WASHINGTON – Sometimes good thinkers manage to correctly summarize a complex issue highlighting its most critical feature.
Kissinger on Iran’s nuclear ambitions
Here is how former Secretary of State Henry Kissinger recently characterized the ongoing nuclear talks between Iran and other Powers (known as the “P5 + 1”, that is the 5 permanent members of the U.N. Security Council, plus Germany) led by the US. In his prepared statement delivered during his testimony on January 29 before the Senate Armed Services Committee, chaired by Senator John McCain, Kissinger stated the following:
“Nuclear talks with Iran began as an international effort, buttressed by six U.N. resolutions, to deny Iran the capability to develop a military nuclear option. They are now an essentially bilateral negotiation over the scope of that capability through an agreement that sets a hypothetical limit of one year on an assumed breakout. The impact of this approach will be to move from preventing proliferation to managing it”. (Italics in the original written testimony).
We are in a new era
The shift described by Kissinger may appear a nuance to the lay person. But it is in fact most dramatic.
Think about it. We started with the goal of preventing Iran from acquiring any nuclear weapons capability. But now the negotiations are about how close Iran will get to the nuclear weapons manufacturing threshold. And we know full well that, once we legalize via an international agreement Iran’s status as a nuclear threshold state, it will be relatively easy for Iran to break out, and become a full-blown nuclear state, when it chooses to do so.
Kissinger knows this. And so does everybody else, from Tehran to Jerusalem, to Cairo.
The goal of creating an international regime (centered on the Non Proliferation Treaty, or NPT, of 1968) that would prevent states from acquiring nuclear weapons was noble, but inherently difficult.

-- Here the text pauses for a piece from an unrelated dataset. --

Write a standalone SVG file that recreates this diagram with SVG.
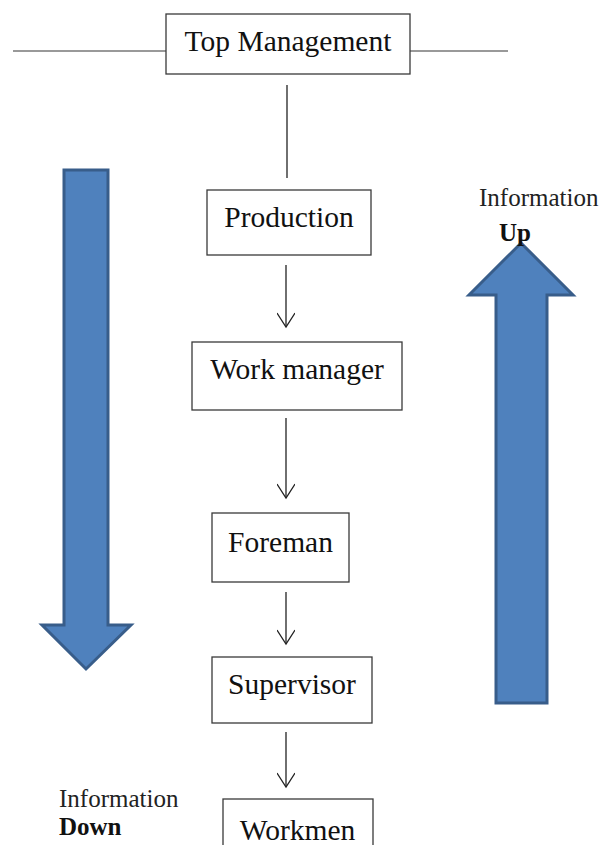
<svg xmlns="http://www.w3.org/2000/svg" width="602" height="845" viewBox="0 0 602 845">
<style>
.box{fill:#fff;stroke:#3a3a3a;stroke-width:1.3}
.lbl{font-family:"Liberation Serif","Times New Roman",serif;font-size:29.5px;fill:#111;text-anchor:middle}
.info{font-family:"Liberation Serif","Times New Roman",serif;font-size:25px;fill:#222}
.bold{font-weight:bold;fill:#111}
.conn{stroke:#222;stroke-width:1.3;fill:none}
.big{fill:#4F81BD;stroke:#385D8A;stroke-width:3}
</style>
<defs>
<marker id="vee" markerWidth="22" markerHeight="18" refX="18" refY="9" orient="auto" markerUnits="userSpaceOnUse">
<path d="M4,0 L18,9 L4,18" fill="none" stroke="#222" stroke-width="1.3"/>
</marker>
</defs>
<rect width="602" height="845" fill="#fff"/>
<g id="connectors">
<line x1="13" y1="51" x2="166" y2="51" stroke="#999" stroke-width="2"/>
<line x1="410" y1="51" x2="508" y2="51" stroke="#999" stroke-width="2"/>
<line class="conn" x1="287" y1="85" x2="287" y2="178"/>
<line class="conn" x1="286" y1="265" x2="286" y2="327" marker-end="url(#vee)"/>
<line class="conn" x1="286" y1="418" x2="286" y2="498" marker-end="url(#vee)"/>
<line class="conn" x1="286" y1="592" x2="286" y2="644" marker-end="url(#vee)"/>
<line class="conn" x1="286" y1="732" x2="286" y2="787" marker-end="url(#vee)"/>
</g>
<g id="top-management">
<rect class="box" x="166" y="14" width="244" height="60"/>
<text class="lbl" x="288" y="51">Top Management</text>
</g>
<g id="production">
<rect class="box" x="207" y="190" width="164" height="65"/>
<text class="lbl" x="289" y="227">Production</text>
</g>
<g id="work-manager">
<rect class="box" x="192" y="342" width="210" height="68"/>
<text class="lbl" x="297" y="379">Work manager</text>
</g>
<g id="foreman">
<rect class="box" x="212" y="513" width="137" height="69"/>
<text class="lbl" x="280.5" y="552">Foreman</text>
</g>
<g id="supervisor">
<rect class="box" x="212" y="657" width="160" height="66"/>
<text class="lbl" x="292" y="694">Supervisor</text>
</g>
<g id="workmen">
<rect class="box" x="223" y="799" width="150" height="60"/>
<text class="lbl" x="297.5" y="840">Workmen</text>
</g>
<g id="info-down">
<polygon class="big" points="64,170 108,170 108,625 131,625 86,669 42,625 64,625"/>
<text class="info" x="59" y="807">Information</text>
<text class="info bold" x="59" y="835" font-size="24">Down</text>
</g>
<g id="info-up">
<polygon class="big" points="521,243 573,295 547,295 547,703 496,703 496,295 469,295"/>
<text class="info" x="479" y="206">Information</text>
<text class="info bold" x="499" y="241" font-size="23">Up</text>
</g>
</svg>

Making nuclear weapons is complicated; but not impossible. Remember that this is old technology. It was developed more than half a century ago. Many people understand it and master it these days.
President Obama is doing his best to delay Iran’s military nuclear program. But the agreement that most likely will emerge from these negotiations, as Kissinger stated, is about managing proliferation, and not about preventing it. Non proliferation as we understood it is essentially dead.
This is a very bad development. Most likely, it will create a new trend. Expect more states to follow Iran’s example.